TASK GOAL - Among the lines of the listing below, retype exactly those from the one containing "Generate a Python" through the one containing "ax.plot(newua, density, color='#0b6b0b', lw=1.6)", both included. Do not include pictures.

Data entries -
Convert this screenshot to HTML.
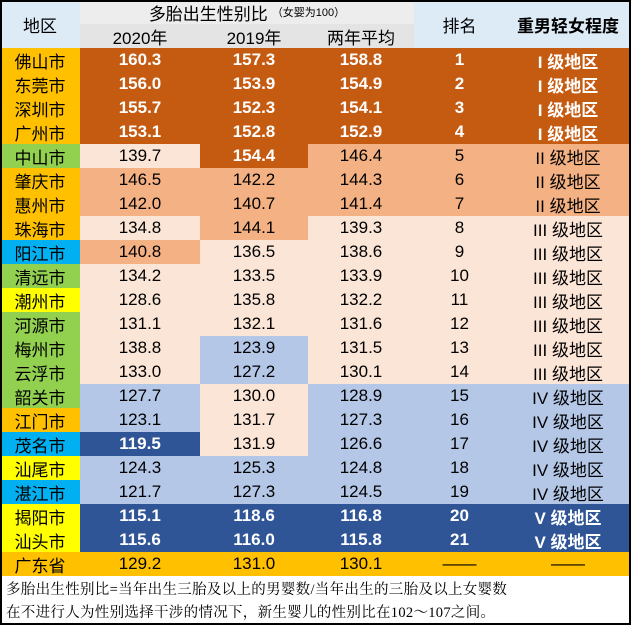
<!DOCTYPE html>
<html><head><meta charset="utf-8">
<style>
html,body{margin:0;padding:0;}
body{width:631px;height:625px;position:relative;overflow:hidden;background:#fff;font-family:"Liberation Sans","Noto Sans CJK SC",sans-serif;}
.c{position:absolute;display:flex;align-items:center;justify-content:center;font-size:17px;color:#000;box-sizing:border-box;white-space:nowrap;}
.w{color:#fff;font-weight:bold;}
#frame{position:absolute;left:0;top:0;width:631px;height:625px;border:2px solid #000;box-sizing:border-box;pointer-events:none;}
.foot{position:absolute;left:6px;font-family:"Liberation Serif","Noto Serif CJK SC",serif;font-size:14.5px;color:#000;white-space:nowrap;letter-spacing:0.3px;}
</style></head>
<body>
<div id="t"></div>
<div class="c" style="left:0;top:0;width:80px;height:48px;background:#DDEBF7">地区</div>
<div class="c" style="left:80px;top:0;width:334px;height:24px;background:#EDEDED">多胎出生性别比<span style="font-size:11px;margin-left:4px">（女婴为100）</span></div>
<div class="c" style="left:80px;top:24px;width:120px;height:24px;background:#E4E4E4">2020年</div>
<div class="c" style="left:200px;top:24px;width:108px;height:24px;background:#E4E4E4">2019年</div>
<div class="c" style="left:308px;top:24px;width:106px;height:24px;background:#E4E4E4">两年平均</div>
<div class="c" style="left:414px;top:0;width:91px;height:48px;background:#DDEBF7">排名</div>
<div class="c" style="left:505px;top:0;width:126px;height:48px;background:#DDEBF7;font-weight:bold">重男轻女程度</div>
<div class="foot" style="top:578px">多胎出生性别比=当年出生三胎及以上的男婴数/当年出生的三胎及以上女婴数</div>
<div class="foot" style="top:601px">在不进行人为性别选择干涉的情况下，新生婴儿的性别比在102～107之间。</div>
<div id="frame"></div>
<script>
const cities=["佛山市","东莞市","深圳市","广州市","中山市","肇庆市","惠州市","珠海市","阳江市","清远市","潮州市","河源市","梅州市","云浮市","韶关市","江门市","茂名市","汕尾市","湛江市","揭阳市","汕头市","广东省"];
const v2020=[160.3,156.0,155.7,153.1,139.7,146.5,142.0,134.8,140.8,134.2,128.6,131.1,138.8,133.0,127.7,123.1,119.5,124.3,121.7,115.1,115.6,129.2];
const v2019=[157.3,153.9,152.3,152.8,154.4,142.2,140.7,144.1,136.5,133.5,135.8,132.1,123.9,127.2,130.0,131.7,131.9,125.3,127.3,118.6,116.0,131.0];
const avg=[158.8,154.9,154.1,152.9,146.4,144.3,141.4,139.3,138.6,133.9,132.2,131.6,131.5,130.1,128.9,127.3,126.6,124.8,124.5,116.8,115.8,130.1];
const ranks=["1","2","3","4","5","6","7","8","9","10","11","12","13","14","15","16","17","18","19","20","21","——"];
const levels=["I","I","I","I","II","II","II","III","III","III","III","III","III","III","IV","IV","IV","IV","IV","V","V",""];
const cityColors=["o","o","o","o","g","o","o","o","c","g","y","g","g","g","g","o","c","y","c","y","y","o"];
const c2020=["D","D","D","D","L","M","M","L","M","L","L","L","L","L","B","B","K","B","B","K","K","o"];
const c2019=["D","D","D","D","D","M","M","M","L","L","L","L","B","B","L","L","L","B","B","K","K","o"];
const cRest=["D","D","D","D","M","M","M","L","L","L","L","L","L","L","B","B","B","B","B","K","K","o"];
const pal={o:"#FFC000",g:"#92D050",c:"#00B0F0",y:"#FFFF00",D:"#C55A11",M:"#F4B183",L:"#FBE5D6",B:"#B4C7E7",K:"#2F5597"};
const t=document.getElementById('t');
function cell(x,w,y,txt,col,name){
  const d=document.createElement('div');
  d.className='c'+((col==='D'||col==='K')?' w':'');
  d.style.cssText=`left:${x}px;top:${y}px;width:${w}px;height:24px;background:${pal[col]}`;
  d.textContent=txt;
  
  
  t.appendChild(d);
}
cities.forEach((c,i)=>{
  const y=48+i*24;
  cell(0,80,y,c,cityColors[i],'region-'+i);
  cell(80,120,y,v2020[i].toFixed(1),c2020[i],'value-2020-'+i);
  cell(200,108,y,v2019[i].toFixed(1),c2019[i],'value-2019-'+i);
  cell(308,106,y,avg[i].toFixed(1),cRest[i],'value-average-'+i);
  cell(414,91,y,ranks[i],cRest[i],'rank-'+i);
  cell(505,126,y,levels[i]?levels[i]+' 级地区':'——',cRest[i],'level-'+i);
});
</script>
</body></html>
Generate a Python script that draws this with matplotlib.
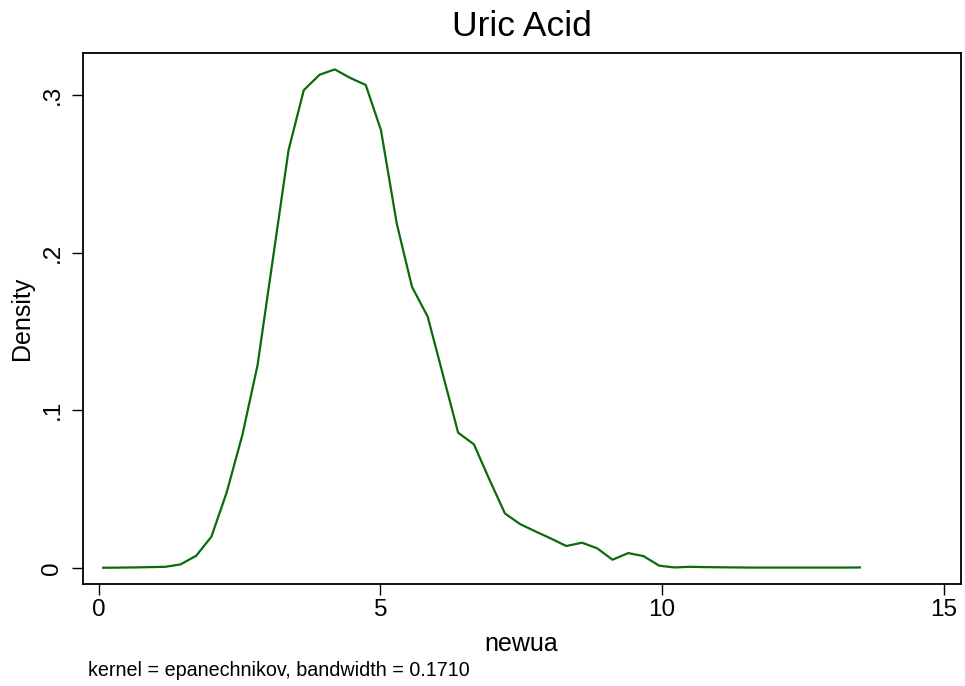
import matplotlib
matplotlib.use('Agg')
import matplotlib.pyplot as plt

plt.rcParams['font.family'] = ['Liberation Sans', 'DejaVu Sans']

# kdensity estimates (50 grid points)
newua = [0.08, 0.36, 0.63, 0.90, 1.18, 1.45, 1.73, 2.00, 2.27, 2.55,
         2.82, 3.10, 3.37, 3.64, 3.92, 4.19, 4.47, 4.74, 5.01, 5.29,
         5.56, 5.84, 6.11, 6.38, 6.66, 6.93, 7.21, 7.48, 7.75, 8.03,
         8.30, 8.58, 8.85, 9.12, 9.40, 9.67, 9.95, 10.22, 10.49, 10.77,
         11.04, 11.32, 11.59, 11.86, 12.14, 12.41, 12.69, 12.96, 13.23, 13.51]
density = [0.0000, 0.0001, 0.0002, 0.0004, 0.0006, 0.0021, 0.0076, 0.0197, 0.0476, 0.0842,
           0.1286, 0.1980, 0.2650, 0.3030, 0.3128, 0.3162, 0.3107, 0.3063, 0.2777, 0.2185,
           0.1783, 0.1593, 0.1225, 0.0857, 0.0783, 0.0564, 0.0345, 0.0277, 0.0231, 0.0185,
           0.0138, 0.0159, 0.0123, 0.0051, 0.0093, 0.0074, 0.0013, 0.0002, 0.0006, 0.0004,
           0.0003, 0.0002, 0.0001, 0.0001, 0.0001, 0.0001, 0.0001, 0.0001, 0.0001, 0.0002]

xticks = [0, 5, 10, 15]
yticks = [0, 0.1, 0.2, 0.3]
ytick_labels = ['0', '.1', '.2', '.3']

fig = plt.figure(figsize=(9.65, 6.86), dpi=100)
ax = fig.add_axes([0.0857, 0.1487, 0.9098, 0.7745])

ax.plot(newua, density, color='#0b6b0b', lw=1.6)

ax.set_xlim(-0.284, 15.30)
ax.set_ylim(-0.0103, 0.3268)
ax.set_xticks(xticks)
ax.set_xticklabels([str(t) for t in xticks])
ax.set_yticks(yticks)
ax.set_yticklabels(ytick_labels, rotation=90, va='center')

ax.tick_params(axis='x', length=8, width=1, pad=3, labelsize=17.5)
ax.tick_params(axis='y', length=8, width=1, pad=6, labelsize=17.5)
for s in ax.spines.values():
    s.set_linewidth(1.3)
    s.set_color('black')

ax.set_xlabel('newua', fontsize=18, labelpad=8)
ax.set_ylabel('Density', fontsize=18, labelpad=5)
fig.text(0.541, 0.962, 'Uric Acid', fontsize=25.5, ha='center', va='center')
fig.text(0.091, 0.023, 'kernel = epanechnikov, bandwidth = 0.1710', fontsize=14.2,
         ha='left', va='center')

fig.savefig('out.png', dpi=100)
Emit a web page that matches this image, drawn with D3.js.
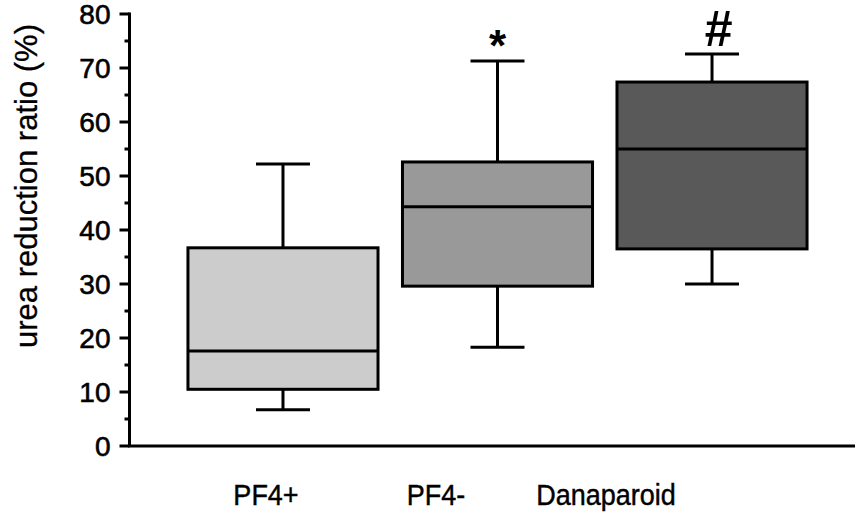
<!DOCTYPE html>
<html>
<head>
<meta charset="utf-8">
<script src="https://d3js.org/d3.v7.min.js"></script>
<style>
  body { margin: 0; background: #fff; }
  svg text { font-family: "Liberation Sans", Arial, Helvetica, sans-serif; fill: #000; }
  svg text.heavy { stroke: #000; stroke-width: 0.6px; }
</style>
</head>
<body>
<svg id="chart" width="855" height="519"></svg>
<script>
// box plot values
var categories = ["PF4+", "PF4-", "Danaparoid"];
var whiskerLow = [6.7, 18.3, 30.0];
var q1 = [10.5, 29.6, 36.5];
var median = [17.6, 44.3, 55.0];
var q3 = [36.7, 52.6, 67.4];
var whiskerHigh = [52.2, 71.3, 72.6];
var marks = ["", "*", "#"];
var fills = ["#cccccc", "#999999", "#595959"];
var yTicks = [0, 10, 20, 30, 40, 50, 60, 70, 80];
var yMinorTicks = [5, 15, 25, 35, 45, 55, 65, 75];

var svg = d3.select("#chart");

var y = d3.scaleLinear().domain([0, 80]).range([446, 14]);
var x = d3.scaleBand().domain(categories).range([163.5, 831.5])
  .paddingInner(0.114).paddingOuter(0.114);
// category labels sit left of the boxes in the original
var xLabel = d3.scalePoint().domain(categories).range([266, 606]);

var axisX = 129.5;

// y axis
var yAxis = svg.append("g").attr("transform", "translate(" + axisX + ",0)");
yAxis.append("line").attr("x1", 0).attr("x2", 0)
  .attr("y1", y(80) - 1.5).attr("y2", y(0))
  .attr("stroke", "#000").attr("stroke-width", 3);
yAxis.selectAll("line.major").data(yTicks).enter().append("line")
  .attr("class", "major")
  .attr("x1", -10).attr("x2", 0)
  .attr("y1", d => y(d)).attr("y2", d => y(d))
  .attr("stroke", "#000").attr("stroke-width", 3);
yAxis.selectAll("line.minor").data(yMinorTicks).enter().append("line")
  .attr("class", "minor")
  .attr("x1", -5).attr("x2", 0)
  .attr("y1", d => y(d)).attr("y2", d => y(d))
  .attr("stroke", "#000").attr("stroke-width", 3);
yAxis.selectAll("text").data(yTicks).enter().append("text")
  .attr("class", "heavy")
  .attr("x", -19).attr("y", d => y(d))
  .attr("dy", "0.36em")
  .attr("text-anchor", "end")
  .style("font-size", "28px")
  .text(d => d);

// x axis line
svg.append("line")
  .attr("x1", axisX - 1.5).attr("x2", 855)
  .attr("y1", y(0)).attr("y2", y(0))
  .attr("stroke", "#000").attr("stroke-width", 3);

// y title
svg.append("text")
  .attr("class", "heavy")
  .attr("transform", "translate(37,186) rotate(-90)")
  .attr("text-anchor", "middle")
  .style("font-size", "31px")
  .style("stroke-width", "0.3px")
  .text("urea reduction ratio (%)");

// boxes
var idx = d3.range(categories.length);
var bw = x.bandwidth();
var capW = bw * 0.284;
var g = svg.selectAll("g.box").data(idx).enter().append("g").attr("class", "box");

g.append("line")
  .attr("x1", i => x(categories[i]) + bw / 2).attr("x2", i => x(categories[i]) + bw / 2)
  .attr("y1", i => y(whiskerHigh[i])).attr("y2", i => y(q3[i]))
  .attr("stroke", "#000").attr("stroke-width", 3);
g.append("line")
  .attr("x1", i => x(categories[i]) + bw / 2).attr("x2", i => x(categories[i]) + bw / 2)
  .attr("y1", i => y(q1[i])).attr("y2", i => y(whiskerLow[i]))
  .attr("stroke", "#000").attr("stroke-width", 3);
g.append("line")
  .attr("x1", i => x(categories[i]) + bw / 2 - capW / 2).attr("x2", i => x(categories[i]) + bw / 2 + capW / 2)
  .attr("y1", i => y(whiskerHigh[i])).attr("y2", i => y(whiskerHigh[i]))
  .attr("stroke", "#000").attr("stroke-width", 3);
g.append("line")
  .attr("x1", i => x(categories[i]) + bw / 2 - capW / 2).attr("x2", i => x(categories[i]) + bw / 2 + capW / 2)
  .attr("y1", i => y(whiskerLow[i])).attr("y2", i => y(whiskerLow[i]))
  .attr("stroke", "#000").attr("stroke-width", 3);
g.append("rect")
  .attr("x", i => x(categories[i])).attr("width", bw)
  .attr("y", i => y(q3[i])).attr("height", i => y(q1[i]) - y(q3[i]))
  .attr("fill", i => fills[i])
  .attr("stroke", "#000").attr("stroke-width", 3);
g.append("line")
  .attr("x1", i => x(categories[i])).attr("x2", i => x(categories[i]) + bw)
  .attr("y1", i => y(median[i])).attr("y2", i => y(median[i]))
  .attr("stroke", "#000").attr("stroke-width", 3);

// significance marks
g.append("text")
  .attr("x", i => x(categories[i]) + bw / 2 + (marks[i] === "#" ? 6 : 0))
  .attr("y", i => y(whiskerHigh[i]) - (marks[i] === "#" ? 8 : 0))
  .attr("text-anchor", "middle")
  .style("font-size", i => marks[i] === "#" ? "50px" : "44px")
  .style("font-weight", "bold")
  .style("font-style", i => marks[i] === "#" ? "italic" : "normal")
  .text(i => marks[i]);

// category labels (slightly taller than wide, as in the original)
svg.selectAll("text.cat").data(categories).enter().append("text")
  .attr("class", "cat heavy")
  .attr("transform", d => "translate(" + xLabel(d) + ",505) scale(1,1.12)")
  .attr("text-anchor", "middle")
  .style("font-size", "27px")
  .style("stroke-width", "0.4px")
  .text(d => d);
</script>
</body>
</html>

EXERCISE RESULT -
Generate a Python script that draws this with matplotlib.
import matplotlib
matplotlib.use('Agg')
import matplotlib.pyplot as plt

plt.rcParams['font.family'] = ['Liberation Sans', 'DejaVu Sans']

# kdensity estimates (50 grid points)
newua = [0.08, 0.36, 0.63, 0.90, 1.18, 1.45, 1.73, 2.00, 2.27, 2.55,
         2.82, 3.10, 3.37, 3.64, 3.92, 4.19, 4.47, 4.74, 5.01, 5.29,
         5.56, 5.84, 6.11, 6.38, 6.66, 6.93, 7.21, 7.48, 7.75, 8.03,
         8.30, 8.58, 8.85, 9.12, 9.40, 9.67, 9.95, 10.22, 10.49, 10.77,
         11.04, 11.32, 11.59, 11.86, 12.14, 12.41, 12.69, 12.96, 13.23, 13.51]
density = [0.0000, 0.0001, 0.0002, 0.0004, 0.0006, 0.0021, 0.0076, 0.0197, 0.0476, 0.0842,
           0.1286, 0.1980, 0.2650, 0.3030, 0.3128, 0.3162, 0.3107, 0.3063, 0.2777, 0.2185,
           0.1783, 0.1593, 0.1225, 0.0857, 0.0783, 0.0564, 0.0345, 0.0277, 0.0231, 0.0185,
           0.0138, 0.0159, 0.0123, 0.0051, 0.0093, 0.0074, 0.0013, 0.0002, 0.0006, 0.0004,
           0.0003, 0.0002, 0.0001, 0.0001, 0.0001, 0.0001, 0.0001, 0.0001, 0.0001, 0.0002]

xticks = [0, 5, 10, 15]
yticks = [0, 0.1, 0.2, 0.3]
ytick_labels = ['0', '.1', '.2', '.3']

fig = plt.figure(figsize=(9.65, 6.86), dpi=100)
ax = fig.add_axes([0.0857, 0.1487, 0.9098, 0.7745])

ax.plot(newua, density, color='#0b6b0b', lw=1.6)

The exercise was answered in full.